In 2017, lawmakers in Guam, New Jersey, Maine, and Oregon raised the minimum age of tobacco sales to 21. Additionally, lawmakers in Louisiana passed a resolution seeking recommendations from state agencies about a tobacco at 21 policy. The following is an overview of what happened in those states:

  • On March 23, Bill No. 9-34 became law without the governor’s signature in Guam. The law prohibits the sale of tobacco products, including e-cigarettes, to individuals under 21. The law also increased fines for businesses and retailers that sell tobacco products to those under 21. It will go into effect on Jan. 1, 2018.
  • On June 2, Louisiana representatives passed H.R. 177. This resolution directs the Louisiana Department of Health to “study the desirability and feasibility of increasing the minimum age to purchase tobacco products.” The department must provide findings and recommendations to the House Committee on Health and Welfare before the 2018 regular session.
  • On July 21, New Jersey Gov. Chris Christie signed S. 359, becoming the third state to enact a tobacco at 21 law. The law increases the prior minimum age of sale from 19 to 21 and applies to both traditional tobacco products as well as e-cigarettes. It goes into effect on Nov. 1. 
  • On Aug. 2, Maine’s legislators overrode Gov. Paul LePage’s veto of LD 1170. Maine’s law phases in the new age of sale restrictions over three years, allowing anyone who turns 18 on or before July 1, 2018, to purchase tobacco products. In addition, lawmakers expanded the definition of tobacco products. The law goes into effect on July 1, 2018. 
  • On Aug. 9, Oregon Gov. Kate Brown signed SB 754. In addition to prohibiting the sale of tobacco products to individuals under 21, Oregon’s law creates fines for businesses and individuals that violate the new age restrictions, includes e-cigarette systems in the definition of a tobacco product, and prohibits individuals under the age of 21 from possessing tobacco products at schools, colleges, universities, and youth correctional facilities. The law goes into effect on Jan. 1, 2018.

Tobacco at 21 2017 map
Click to download the Tobacco at 21 in 2017 PDF.
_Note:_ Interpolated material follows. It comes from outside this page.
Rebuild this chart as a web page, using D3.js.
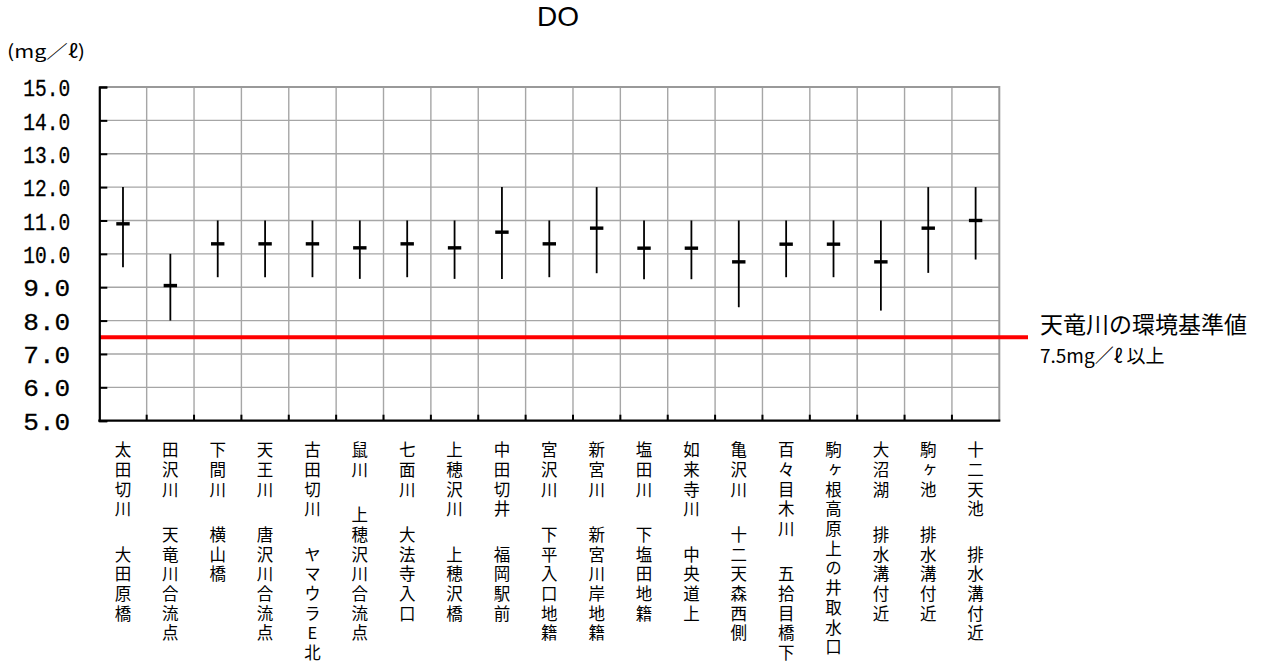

As a result of these efforts, more than 17 percent of the nation lives in a jurisdiction with a state-wide tobacco at 21 law. In addition, ASTHO is tracking 30 bills from 22 additional jurisdictions considering similar measures. ASTHO will continue to monitor how states and other jurisdictions are advancing and implementing tobacco at 21 and other efforts to promote comprehensive tobacco control programs.